Self-portrait, Study of a Hand and a Pillow (recto); Six Studies of Pillows (verso)
Albrecht Dürer (German, Nuremberg 1471–1528 Nuremberg)
Pen and brown ink
10 15/16 x 7 15/16 in. (27.8 x 20.2 cm)
Robert Lehman Collection, 1975
Not on view
Among the masterpieces of European draftsmanship, this iconic self-portrait study evokes the awakening artistic consciousness of the twenty-two-year-old German Renaissance artist Albrecht Dürer. Probably produced with the aid of a mirror, the head and the hand were preparatory for his painted Self-Portrait of 1493 (Musée du Louvre, Paris), considered one of the earliest independent self-portraits in Western painting. Durer’s exploration of self-portraiture in several drawings and paintings is characterized by an arresting directness that was highly unusual at the time. The artist’s calligraphic precision and expressiveness of line is also found in the study of a pillow at the bottom of the sheet, a subject that he continued to explore on the reverse.

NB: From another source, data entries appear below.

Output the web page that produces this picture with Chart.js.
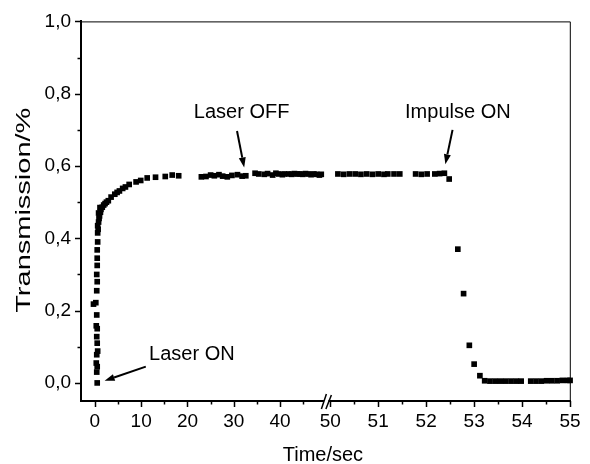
<!DOCTYPE html>
<html>
<head>
<meta charset="utf-8">
<script src="https://cdn.jsdelivr.net/npm/chart.js@4/dist/chart.umd.min.js"></script>
<style>
  html, body { margin: 0; background: #fff; }
  #wrap { width: 590px; height: 464px; }
</style>
</head>
<body>
<div id="wrap"><canvas id="chart"></canvas></div>
<script>
// values; axis is broken: 0..50 s, then 50..55 s
const timeA = [
  0.5, 0.4, 0.5, 0.3, 0.4, 0.6, 0.5, 0.4, 0.5, 0.3, 0.4, -0.3, 0.2, 0.4, 0.5, 0.4, 0.5, 0.5, 0.5, 0.6, 0.6, 0.7, 0.6,
  0.8, 0.9, 1.0, 0.8, 1.2, 1.3, 1.1, 1.6, 1.9, 2.2, 2.5, 2.9, 3.5, 4.3, 4.8, 5.3, 6.0, 6.6, 7.4, 8.9, 9.9, 11.3, 13.1, 15.2, 16.7, 18.1,
  23.0, 24.0, 25.0, 25.8, 26.8, 27.6, 28.6, 29.6, 30.8, 31.8, 32.6, 34.6, 35.4, 36.6, 37.3, 38.4, 39.1, 39.7, 40.5, 40.9,
  41.9, 42.5, 43.1, 43.7, 44.3, 44.9, 45.5, 46.1, 46.7, 47.3, 47.9, 48.5, 48.9
];
const transA = [
  0.000, 0.030, 0.045, 0.055, 0.078, 0.088, 0.110, 0.128, 0.150, 0.158, 0.188, 0.218, 0.222, 0.255, 0.280, 0.300, 0.325, 0.345, 0.368, 0.390, 0.415, 0.425, 0.435,
  0.445, 0.455, 0.462, 0.470, 0.472, 0.480, 0.485, 0.486, 0.492, 0.496, 0.500, 0.504, 0.514, 0.522, 0.527, 0.531, 0.538, 0.542, 0.549, 0.556, 0.560, 0.567, 0.569, 0.571, 0.575, 0.573,
  0.570, 0.571, 0.575, 0.573, 0.576, 0.572, 0.570, 0.574, 0.576, 0.572, 0.573, 0.580, 0.578, 0.577, 0.579, 0.575, 0.580, 0.578, 0.576, 0.578,
  0.578, 0.577, 0.579, 0.578, 0.578, 0.577, 0.579, 0.578, 0.576, 0.578, 0.577, 0.575, 0.577
];
const timeB = [
  50.16, 50.28, 50.40, 50.52, 50.64, 50.76, 50.88, 51.00, 51.12, 51.20, 51.33, 51.45, 51.78, 51.90, 52.02, 52.18, 52.28, 52.38,
  52.48, 52.66, 52.78, 52.90, 53.00, 53.12,
  53.22, 53.33, 53.44, 53.55, 53.66, 53.77, 53.88, 53.98, 54.18, 54.29, 54.40, 54.51, 54.62, 54.73, 54.84, 54.95, 55.00
];
const transB = [
  0.578, 0.577, 0.578, 0.578, 0.577, 0.578, 0.577, 0.578, 0.577, 0.578, 0.578, 0.578, 0.578, 0.577, 0.578, 0.578, 0.579, 0.580,
  0.564, 0.370, 0.247, 0.104, 0.052, 0.020,
  0.006, 0.005, 0.005, 0.005, 0.005, 0.005, 0.005, 0.005, 0.005, 0.005, 0.005, 0.006, 0.006, 0.006, 0.007, 0.007, 0.007
];

const xLabelsA = [0, 10, 20, 30, 40];
const xLabelsB = [50, 51, 52, 53, 54, 55];
const yLabels = [0, 0.2, 0.4, 0.6, 0.8, 1.0];

// annotation text and arrows, placed in data units
const notes = [
  { text: 'Laser ON', axis: 'x1', at: [11.7, 0.064], align: 'left', from: [11.0, 0.045], to: [2.1, 0.006] },
  { text: 'Laser OFF', axis: 'x1', at: [31.7, 0.733], align: 'center', from: [30.7, 0.697], to: [32.25, 0.596] },
  { text: 'Impulse ON', axis: 'x2', at: [51.56, 0.733], align: 'left', from: [52.55, 0.70], to: [52.40, 0.605] }
];

const FONT = '"Liberation Sans", Arial, sans-serif';
Chart.defaults.font.family = FONT;
Chart.defaults.font.size = 19;
Chart.defaults.color = '#000';

const isIn = (list, v) => list.some(m => Math.abs(m - v) < 1e-6);

function toPoints(xs, ys) {
  return xs.map((x, i) => ({ x: x, y: ys[i] }));
}

function drawArrow(ctx, x0, y0, x1, y1) {
  const ang = Math.atan2(y1 - y0, x1 - x0);
  const hl = 10, hw = 3.5;
  const bx = x1 - hl * Math.cos(ang), by = y1 - hl * Math.sin(ang);
  ctx.beginPath(); ctx.moveTo(x0, y0); ctx.lineTo(bx, by); ctx.stroke();
  ctx.beginPath();
  ctx.moveTo(x1, y1);
  ctx.lineTo(bx + hw * Math.sin(ang), by - hw * Math.cos(ang));
  ctx.lineTo(bx - hw * Math.sin(ang), by + hw * Math.cos(ang));
  ctx.closePath();
  ctx.fill();
}

const decor = {
  id: 'decor',
  afterDraw(chart) {
    const ctx = chart.ctx;
    const a = chart.chartArea;
    const sx1 = chart.scales.x1, sx2 = chart.scales.x2, sy = chart.scales.y;
    ctx.save();
    ctx.strokeStyle = '#000';
    ctx.fillStyle = '#000';

    // top and right frame
    ctx.lineWidth = 1;
    ctx.beginPath();
    ctx.moveTo(a.left, a.top + 0.5);
    ctx.lineTo(a.right - 0.5, a.top + 0.5);
    ctx.lineTo(a.right - 0.5, a.bottom);
    ctx.stroke();

    // tick marks, major and minor
    ctx.lineWidth = 1.5;
    [[sx1, xLabelsA], [sx2, xLabelsB]].forEach(([s, majors]) => {
      s.ticks.forEach(t => {
        const px = Math.round(s.getPixelForValue(t.value)) + 0.5;
        const len = isIn(majors, t.value) ? 6 : 3.5;
        ctx.beginPath(); ctx.moveTo(px, a.bottom); ctx.lineTo(px, a.bottom + len); ctx.stroke();
      });
    });
    sy.ticks.forEach(t => {
      const py = Math.round(sy.getPixelForValue(t.value)) + 0.5;
      const len = isIn(yLabels, t.value) ? 6 : 3.5;
      ctx.beginPath(); ctx.moveTo(a.left, py); ctx.lineTo(a.left - len, py); ctx.stroke();
    });

    // axis break marks
    const jx = sx1.right;
    ctx.fillStyle = '#fff';
    ctx.fillRect(jx - 2, a.bottom - 2, 4.5, 4);
    ctx.fillStyle = '#000';
    ctx.lineWidth = 1.5;
    ctx.beginPath(); ctx.moveTo(jx - 4.5, a.bottom + 8); ctx.lineTo(jx + 0.5, a.bottom - 7); ctx.stroke();
    ctx.beginPath(); ctx.moveTo(jx, a.bottom + 8); ctx.lineTo(jx + 5.5, a.bottom - 6); ctx.stroke();

    // annotations
    ctx.font = '20px ' + FONT;
    ctx.textBaseline = 'alphabetic';
    ctx.lineWidth = 2;
    notes.forEach(n => {
      const sx = chart.scales[n.axis];
      ctx.textAlign = n.align;
      ctx.fillText(n.text, sx.getPixelForValue(n.at[0]), sy.getPixelForValue(n.at[1]));
      drawArrow(ctx,
        sx.getPixelForValue(n.from[0]), sy.getPixelForValue(n.from[1]),
        sx.getPixelForValue(n.to[0]), sy.getPixelForValue(n.to[1]));
    });

    // axis titles
    ctx.textAlign = 'center';
    ctx.fillText('Time/sec', (a.left + a.right) / 2 - 3, 461);
    ctx.save();
    ctx.translate(29.5, (a.top + a.bottom) / 2 - 1);
    ctx.rotate(-Math.PI / 2);
    ctx.scale(1.45, 1);
    ctx.fillText('Transmission/%', 0, 0);
    ctx.restore();

    ctx.restore();
  }
};

const pointStyle = {
  showLine: false,
  pointStyle: 'rect',
  pointRadius: 4,
  pointHoverRadius: 4,
  pointBorderWidth: 0,
  backgroundColor: '#000',
  borderColor: '#000',
  clip: false
};

const xCommon = {
  type: 'linear',
  position: 'bottom',
  stack: 'time',
  stackWeight: 1,
  grid: { display: false, drawTicks: false },
  border: { display: true, color: '#000', width: 2 },
  afterFit: s => { s.height = 63; }
};

new Chart(document.getElementById('chart'), {
  type: 'scatter',
  data: {
    datasets: [
      Object.assign({ data: toPoints(timeA, transA), xAxisID: 'x1', yAxisID: 'y' }, pointStyle),
      Object.assign({ data: toPoints(timeB, transB), xAxisID: 'x2', yAxisID: 'y' }, pointStyle)
    ]
  },
  options: {
    responsive: true,
    maintainAspectRatio: false,
    animation: false,
    layout: { padding: { left: 0, right: 12, top: 20, bottom: 0 } },
    plugins: { legend: { display: false }, tooltip: { enabled: false } },
    scales: {
      x1: Object.assign({}, xCommon, {
        min: -3, max: 49.9,
        ticks: {
          stepSize: 5, includeBounds: false, autoSkip: false, maxRotation: 0, padding: 9,
          callback: v => isIn(xLabelsA, v) ? String(v) : ''
        }
      }),
      x2: Object.assign({}, xCommon, {
        min: 49.91, max: 55.015,
        ticks: {
          stepSize: 0.5, includeBounds: false, autoSkip: false, maxRotation: 0, padding: 9,
          callback: v => isIn(xLabelsB, v) ? String(v) : ''
        }
      }),
      y: {
        type: 'linear',
        position: 'left',
        min: -0.05, max: 1.0,
        grid: { display: false, drawTicks: false },
        border: { display: true, color: '#000', width: 2 },
        ticks: {
          stepSize: 0.1, includeBounds: false, autoSkip: false, padding: 10,
          callback: v => isIn(yLabels, v) ? v.toFixed(1).replace('.', ',') : ''
        },
        afterFit: s => { s.width = 81; }
      }
    }
  },
  plugins: [decor]
});
</script>
</body>
</html>
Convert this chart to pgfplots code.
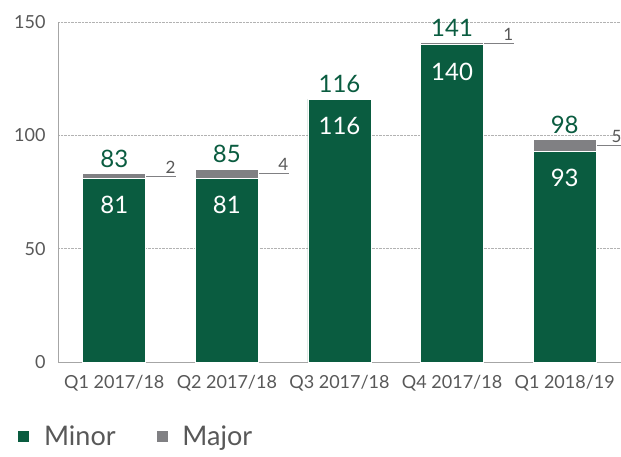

On the reverse of the sheet (dated 1493 by the artist), Dürer made a series of sketches of pillows, exploring the effects of light on the folds in a manner reminiscent of drapery studies. The varying forms and textures of the pillows—some are twisted, faceted, and deeply contoured, while others have smooth, flat areas—reveal his detailed attention to the many configurations of the everyday object.
Inscription: On the recto at the center top: the monogram Ad was added by another hand in thicker, more reddish brown ink.
Marking: Inscribed in brown ink on the verso at the center top: 1493; at the lower left, a collector's stamp about 8mm in diameter, in reddish brown: MUZ LUBOM Sorrounding the letters IO (or the number 10?)
Watermark: three fleurs-de-lis in a shield, with a crown and flower and a suspended letter t (similar to Piccard XIII (III), no. 1734 [Sitten 1494] or no. 1735 [Siegen 1494]; chain lines 46-47 mm apart.
Prince Heinrich (Henryk) Lubomirski (1777-1850), Przeworsk; moved to the "Lubomirski Museum," Ossolinski Nationalinstitut, Lviv, after 1868; confiscated by the German occupation forces on 2 July 1941 and removed to Germany; United States Army, 1945-48; Prince Georg Lubomirski; [Schaeffer Galleries, New York]. Acquired by Robert Lehman in 1952.
Stijn Alsteens, Freyda Spira, The Metropolitan Museum of Art. Dürer and Beyond: Central European Drawings Before 1700 in the Metropolitan Museum of Art. Exh. cat., New York and New Haven, 2012, pp. 12-16, no. 6.